Confession: I have been holding myself in a lot of judgment these past few weeks. Everyone had such beautiful reflections about the change in decade, about the New Year, about resolutions, amazing holidays, etc. I had planned to do my own brilliant and inspiring reflection, but between taking an amazing, last-minute trip, spending time with my son while he was home from college, and admittedly just needing some downtime, I didn't get to it. Then I sat down to write it last week and went into major Judge Mode - my reflections wouldn't be as good as everyone else's. They wouldn't be as timely. Mine wouldn't have the profound and insightful nuggets that I was reading from everyone else. Judgement, control issues, perfectionism - my personal trilogy of woe.

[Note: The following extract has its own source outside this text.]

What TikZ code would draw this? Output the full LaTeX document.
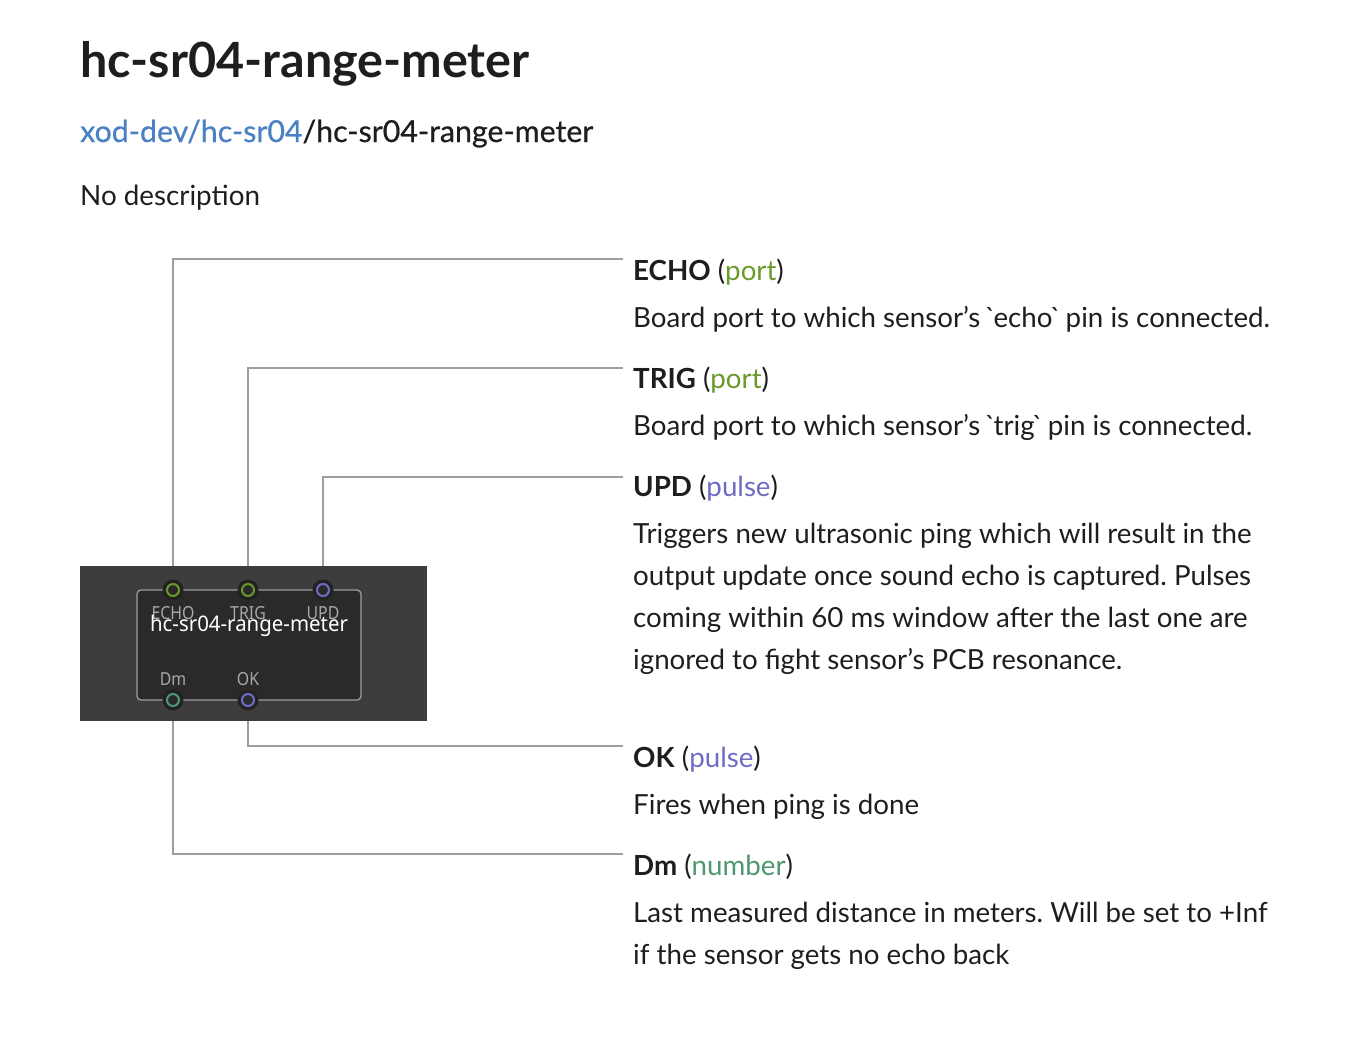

And as I sat reflecting on what that was about, I realized that those are the areas I would have called out as big learnings in the past decade. Ones I obviously have more work to do on, but lessons I've learned nonetheless. However, in the spirit of a positive mindset and (slowly) developing to be more of a 'learner', I'm choosing to frame them in a healthier light.

Lesson 1: Be a Learner 

Throughout my life I've been great at achievement. Being rewarded for good results whether it was a grade or a performance review at work, achievement became my benchmark for my own, and sometimes others', worth. While achieving goals and dreams is good, judging myself purely on the achievement meant I was missing the learning and often the bigger picture. For example, I stayed in a troubled marriage too long because I didn’t want to be judged for being a 'failure'. I didn't take a step back and work to understand what I was learning about myself, what it meant for my life and my family's, and how I could learn in order to foster a healthier relationship next time.

I slowly learned about judging vs. learning over the past decade. It seems the world around me was giving me signals; as I read books like Mindset, Change Your Questions, Change Your Life, and Insight, I started becoming more aware of both my desire to be curious and my tendency to judge. And I was fortunate to work in a company like Microsoft that is working hard to shift their culture to more of a growth mindset where I could explore those concepts as well. And my coaches and friends were pretty darn amazing at helping me see differently.

But the most shocking lessons were seeing the impact judging has on my relationships. As a parent, as a manager, as a partner, as a leader, as a friend, as a colleague, the lessons were very painful when I saw the impact I have when I judge instead of ask questions. When I worry more about reaching a goal or achievement than the perspectives and needs of the people I care about.

I’m working to emphasize the learning over judging/achieving. To find the rich opportunities to connect more deeply, to understand, to grow, to evolve. With myself and everyone I interact with.

Lesson 2: Letting go is magical

My ability to achieve was certainly in part due to the high expectations that I have of myself and others. I also care deeply about what others need and want, and defining myself by pleasing others, and reaching my high standards became my modus operandi. And of course, in order to do that required my total control. But by holding so tightly to those expectations, I was actually holding myself back.

Several of my friends have asked me different forms of a question that keeps jolting me: "What if you let go of expectations?" At first I couldn't understand, aren't expectations what keeps us focused? Don't they give us
structure? How will I know if I'm successful???

As I've tried, sometimes even successfully, to let go of expectations, of controlling everything and doing things to pleasing others, I have been amazed and delighted to see what magical things emerge. I found my calling this past year by letting go of expectations of what 'career success' means. I have formed lifelong friendships with people I never would have gotten the chance to know if I hadn’t let go of my old ways of being. I found my partner by letting go of forcing relationships and trusting myself/him. And I found myself by letting go of the 'should's.

Lesson 3: It takes real courage to not be perfect

Perfectionism is the third component of my trilogy of woes. In many ways it's been the hardest for me to let go of. It's been a mask I've worn most of my life. I wanted to be the perfect employee, the perfect friend, wife, mother, daughter, sister, manager, you name it. Vulnerability wasn't a thing I ever considered; that would be less than perfect. I stayed in unhealthy relationships for too long because I didn't want to be 'broken'. I took career roles because I wanted to be the perfect employee or manager. And I wore myself down physically and emotionally by trying to project an image of perfection to everyone else.

Thankfully I have so many people in my life who have supported and encouraged me to be me, i.e. NOT perfect, and I'm eternally grateful for the grace they've shown me as I wrestle with myself. Listening to them required be to be brave to really hear what they were saying. And so my last big lesson of the decade is understanding that it takes courage to not be perfect. To be real. To be fully me in all my messy, dorky, learning, stubborn, loving and passionate self.

I'm obviously a long way away from fully absorbing these lessons into my daily thinking and feeling. But that's the beauty of learning, letting go and courage - I get to just keep trying!

Happy New Year and a very joyous and insightful decade ahead to you!